Et je me suis très bien entouré. Mon directeur de la photo était exceptionnel, des gars de la musique ont été fous, le preneur son, les acteurs… Imagine : j’ai eu deux idoles, qui en plus sont gentilles ! Parce que moi je ne travaille pas avec les cons. J’ai travaillé avec des connards et je n’ai plus envie de le faire, ça rend malheureux et le résultat en pâtit aussi. Là, je me rends compte qu’ils sont gentils, qu’ils aiment le texte, qu’ils m’aiment bien moi et ma vision. Quel bonheur ! Donc aujourd’hui, c’est incroyable, je suis quand même anxieux parce que le film ne m’appartient plus, et je ne sais pas si le public va aimer.
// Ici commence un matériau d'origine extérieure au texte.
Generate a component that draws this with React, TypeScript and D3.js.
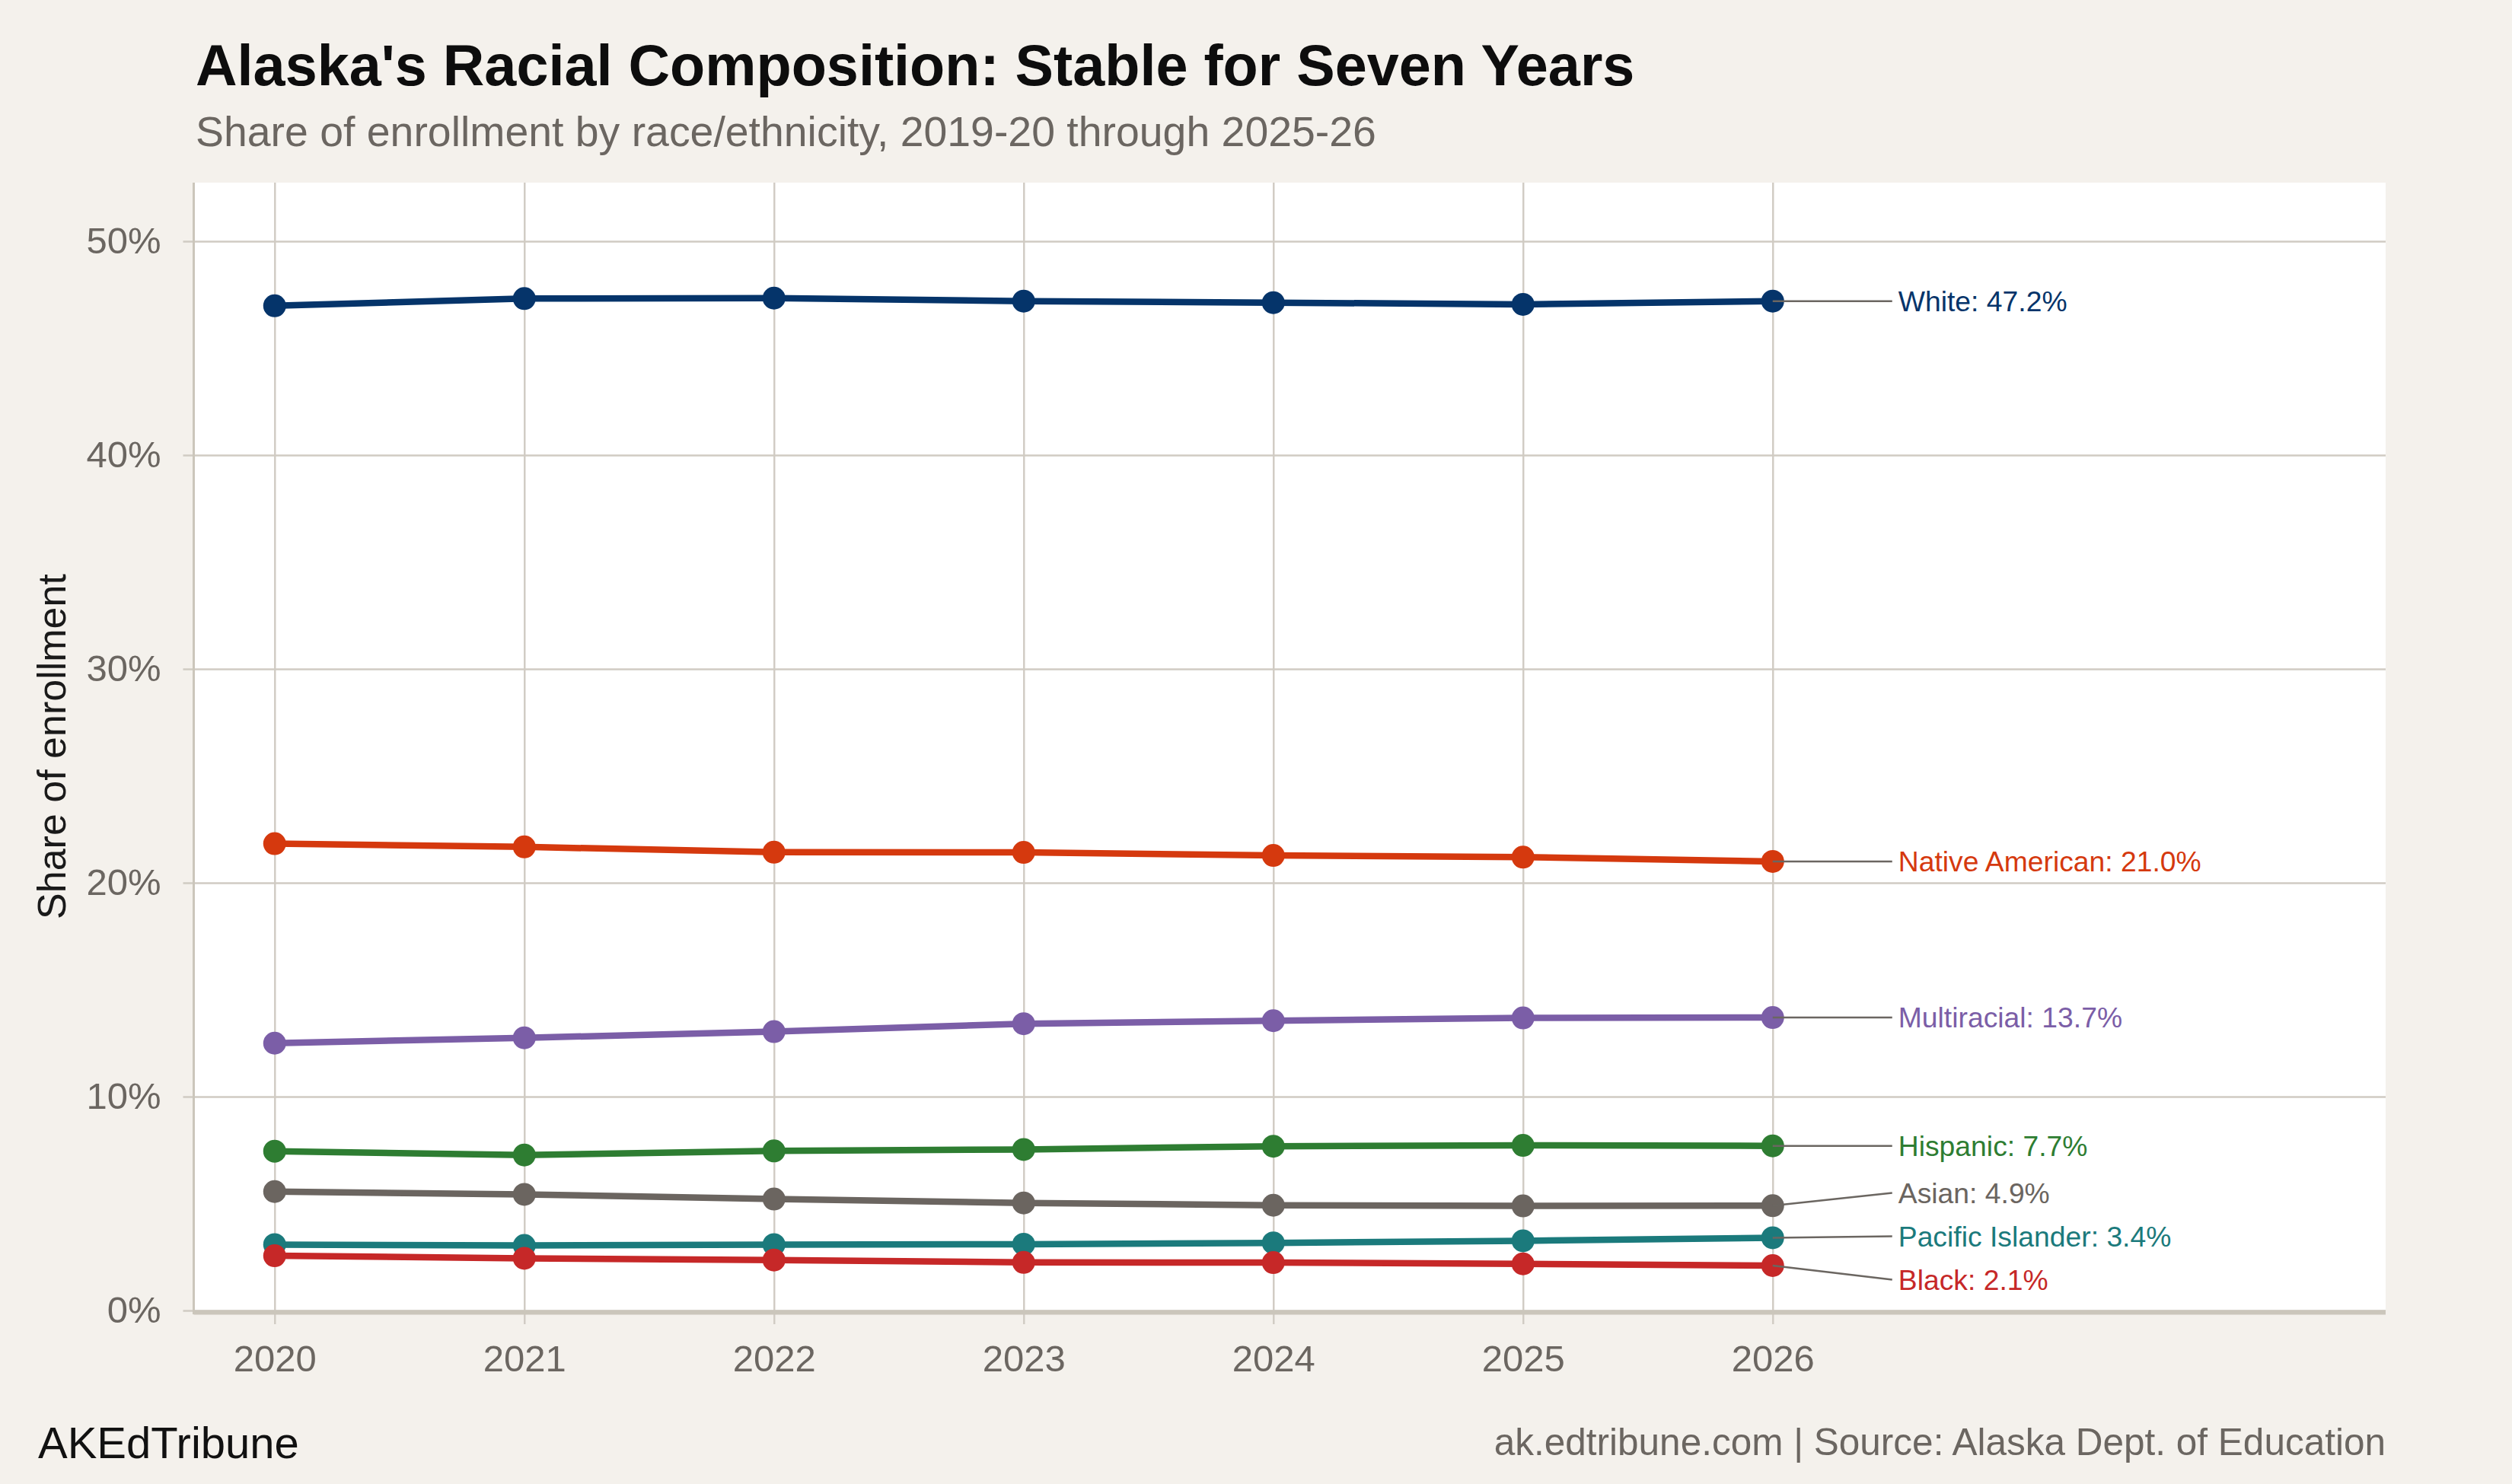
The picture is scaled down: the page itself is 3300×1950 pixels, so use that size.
import React from "react";
import * as d3 from "d3";

// School years, labelled by the spring year (2019-20 -> 2020)
const years = [2020, 2021, 2022, 2023, 2024, 2025, 2026];
const yTicks = [0, 10, 20, 30, 40, 50];

const races = ["White", "Native American", "Multiracial", "Hispanic", "Asian", "Pacific Islander", "Black"];
const raceColors = ["#05346a", "#d5390e", "#7b5ea7", "#2e7d32", "#6b6560", "#1b7a7c", "#c62828"];

// Share of enrollment, percent
const white = [46.98, 47.32, 47.34, 47.2, 47.13, 47.05, 47.2];
const nativeAmerican = [21.83, 21.68, 21.43, 21.42, 21.28, 21.2, 21.0];
const multiracial = [12.5, 12.75, 13.04, 13.41, 13.55, 13.68, 13.7];
const hispanic = [7.45, 7.27, 7.46, 7.53, 7.68, 7.72, 7.7];
const asian = [5.56, 5.43, 5.21, 5.03, 4.92, 4.89, 4.9];
const pacificIslander = [3.08, 3.04, 3.08, 3.1, 3.16, 3.26, 3.4];
const black = [2.56, 2.44, 2.36, 2.25, 2.24, 2.18, 2.1];

const seriesValues = [white, nativeAmerican, multiracial, hispanic, asian, pacificIslander, black];

interface Series {
  name: string;
  color: string;
  values: number[];
}

const series: Series[] = races.map((name, i) => ({ name, color: raceColors[i], values: seriesValues[i] }));

const WIDTH = 3300;
const HEIGHT = 1950;
const FONT = "'Liberation Sans', Arial, Helvetica, sans-serif";
const BG = "#f4f1ec";
const GRID = "#d0cbc3";
const AXIS = "#cbc6bb";
const MUTED = "#6b6661";

// Push overlapping label positions apart, keeping each cluster centred on its targets
function spreadLabels(targets: number[], gap: number): number[] {
  const order = d3.range(targets.length).sort((a, b) => targets[a] - targets[b]);
  type Group = { idx: number[]; center: number };
  const groups: Group[] = [];
  order.forEach((i) => {
    groups.push({ idx: [i], center: targets[i] });
    while (groups.length > 1) {
      const cur = groups[groups.length - 1];
      const prev = groups[groups.length - 2];
      const prevBottom = prev.center + ((prev.idx.length - 1) / 2) * gap;
      const curTop = cur.center - ((cur.idx.length - 1) / 2) * gap;
      if (curTop - prevBottom >= gap) break;
      const idx = prev.idx.concat(cur.idx);
      groups.splice(groups.length - 2, 2, { idx, center: d3.mean(idx, (k) => targets[k]) as number });
    }
  });
  const out = new Array(targets.length).fill(0);
  groups.forEach((g) => {
    g.idx.forEach((k, j) => {
      out[k] = g.center + (j - (g.idx.length - 1) / 2) * gap;
    });
  });
  return out;
}

const App = () => {
  const svgRef = React.useRef<SVGSVGElement>(null);

  React.useEffect(() => {
    const margin = { top: 240, right: 166, bottom: 228, left: 254.5 };
    const width = WIDTH - margin.left - margin.right;
    const height = HEIGHT - margin.top - margin.bottom;

    const xScale = d3.scaleLinear().domain([2019.676, 2028.455]).range([0, width]);
    const yScale = d3.scaleLinear().domain([0, 52.74]).range([height, 0]);

    const svgEl = d3.select(svgRef.current);
    svgEl.selectAll("*").remove();

    svgEl.append("rect").attr("width", WIDTH).attr("height", HEIGHT).attr("fill", BG);

    // Title block
    svgEl.append("text")
      .attr("x", 257).attr("y", 112)
      .attr("font-family", FONT).attr("font-weight", "bold").attr("font-size", 75.6)
      .attr("fill", "#0d0d0d")
      .text("Alaska's Racial Composition: Stable for Seven Years");
    svgEl.append("text")
      .attr("x", 257).attr("y", 192)
      .attr("font-family", FONT).attr("font-size", 55.4)
      .attr("fill", MUTED)
      .text("Share of enrollment by race/ethnicity, 2019-20 through 2025-26");

    const svg = svgEl.append("g").attr("transform", `translate(${margin.left},${margin.top})`);

    svg.append("rect").attr("width", width).attr("height", height).attr("fill", "#ffffff");

    // Vertical grid lines with ticks below the panel
    const xAxis = d3.axisBottom(xScale)
      .tickValues(years)
      .tickFormat((d) => String(d))
      .tickSize(18)
      .tickPadding(27);
    const xAxisGroup = svg.append("g").attr("transform", `translate(0,${height})`).call(xAxis);
    xAxisGroup.select(".domain").remove();
    xAxisGroup.selectAll("line").attr("stroke", GRID).attr("stroke-width", 2.4).attr("y1", -height);
    xAxisGroup.selectAll("text")
      .attr("fill", MUTED)
      .attr("font-family", FONT)
      .attr("font-size", 49);

    // Horizontal grid lines with labels
    const yAxis = d3.axisLeft(yScale)
      .tickValues(yTicks)
      .tickFormat((d) => `${d}%`)
      .tickSize(14)
      .tickPadding(29);
    const yAxisGroup = svg.append("g").call(yAxis);
    yAxisGroup.select(".domain").remove();
    yAxisGroup.selectAll("line").attr("stroke", GRID).attr("stroke-width", 2.6).attr("x2", width);
    yAxisGroup.selectAll("line").attr("x1", -14);
    yAxisGroup.selectAll("text")
      .attr("fill", MUTED)
      .attr("font-family", FONT)
      .attr("font-size", 49);

    // Axis lines
    svg.append("line")
      .attr("x1", 0).attr("x2", width)
      .attr("y1", height + 2.5).attr("y2", height + 2.5)
      .attr("stroke", AXIS).attr("stroke-width", 6);
    svg.append("line")
      .attr("x1", 0).attr("x2", 0)
      .attr("y1", 0).attr("y2", height + 5)
      .attr("stroke", AXIS).attr("stroke-width", 3);

    // Lines and points
    const line = d3.line<number>()
      .x((d, i) => xScale(years[i]))
      .y((d) => yScale(d));

    svg.selectAll(".race-line")
      .data(series)
      .enter()
      .append("path")
      .attr("class", "race-line")
      .attr("fill", "none")
      .attr("stroke", (d) => d.color)
      .attr("stroke-width", 8.5)
      .attr("stroke-linejoin", "round")
      .attr("d", (d) => line(d.values));

    series.forEach((s) => {
      svg.append("g")
        .selectAll("circle")
        .data(s.values)
        .enter()
        .append("circle")
        .attr("cx", (d, i) => xScale(years[i]))
        .attr("cy", (d) => yScale(d))
        .attr("r", 15)
        .attr("fill", s.color);
    });

    // End labels with leader lines
    const last = years.length - 1;
    const xEnd = xScale(years[last]);
    const labelX = xEnd + 157;
    const labelY = spreadLabels(series.map((s) => yScale(s.values[last])), 57);

    series.forEach((s, i) => {
      const v = s.values[last];
      svg.append("line")
        .attr("x1", xEnd).attr("y1", yScale(v))
        .attr("x2", labelX).attr("y2", labelY[i])
        .attr("stroke", MUTED).attr("stroke-width", 2.5);
      svg.append("text")
        .attr("x", labelX + 8).attr("y", labelY[i])
        .attr("dy", "0.35em")
        .attr("font-family", FONT).attr("font-size", 37.3)
        .attr("fill", s.color)
        .text(`${s.name}: ${v.toFixed(1)}%`);
    });

    // Y axis title
    svgEl.append("text")
      .attr("transform", `translate(68,${margin.top + height / 2}) rotate(-90)`)
      .attr("text-anchor", "middle")
      .attr("dy", "0.35em")
      .attr("font-family", FONT).attr("font-size", 52)
      .attr("fill", "#1a1a1a")
      .text("Share of enrollment");

    // Footer
    svgEl.append("text")
      .attr("x", 50).attr("y", 1916)
      .attr("font-family", FONT).attr("font-size", 58)
      .attr("fill", "#111111")
      .text("AKEdTribune");
    svgEl.append("text")
      .attr("x", margin.left + width).attr("y", 1912)
      .attr("text-anchor", "end")
      .attr("font-family", FONT).attr("font-size", 49.5)
      .attr("fill", MUTED)
      .text("ak.edtribune.com | Source: Alaska Dept. of Education");
  }, []);

  return (
    <svg
      ref={svgRef}
      width={WIDTH}
      height={HEIGHT}
      style={{ position: "absolute", left: 0, top: 0, display: "block" }}
    />
  );
};

export default App;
Quand on a reçu le prix de l’Alpe d’Huez, j’ai jubilé deux minutes puis je me suis dit « On a un prix, les gens vont attendre la comédie de l’année alors que moi je n’ai pas tant l’impression qu’on ait fait une comédie ». À chaque fois, j’ai du mal à profiter des bons moments. Mais le tournage n’était qu’une succession de bons moments, c’était génial.

Dans le Floodcast, Adrien Ménielle disait qu’il avait été impressionné de ta manière de diriger Charlotte Gainsbourg et José Garcia, où tu n’hésitais pas à leur dire quand ça n’allait pas.

FB : Parce que je sais ce que je veux. Je sais comment je veux que ça sonne. Je suis touché qu’ils soient venus me chercher, qu’ils soient là, mais j’ai quand même un film en tête. Le bon côté, c’est que dès le début il y a eu un contrat de confiance entre eux et moi. On a fait beaucoup de répétitions.

Charlotte a eu milles occasions de partir, parce qu’on a mis longtemps à financer le film. Elle est restée. Une fois qu’on y était, ils me faisaient confiance. Et on y revient : ce ne sont pas des connards. S’ils en avaient été, j’aurais été plus en retrait, je peux être très impressionné. Mais vu qu’ils étaient gentils, qu’ils voulaient faire un bon film et qu’ils voulaient faire mon film, c’était d’une facilité déconcertante.

Nous, les Leroy, en salle depuis le 10 Avril.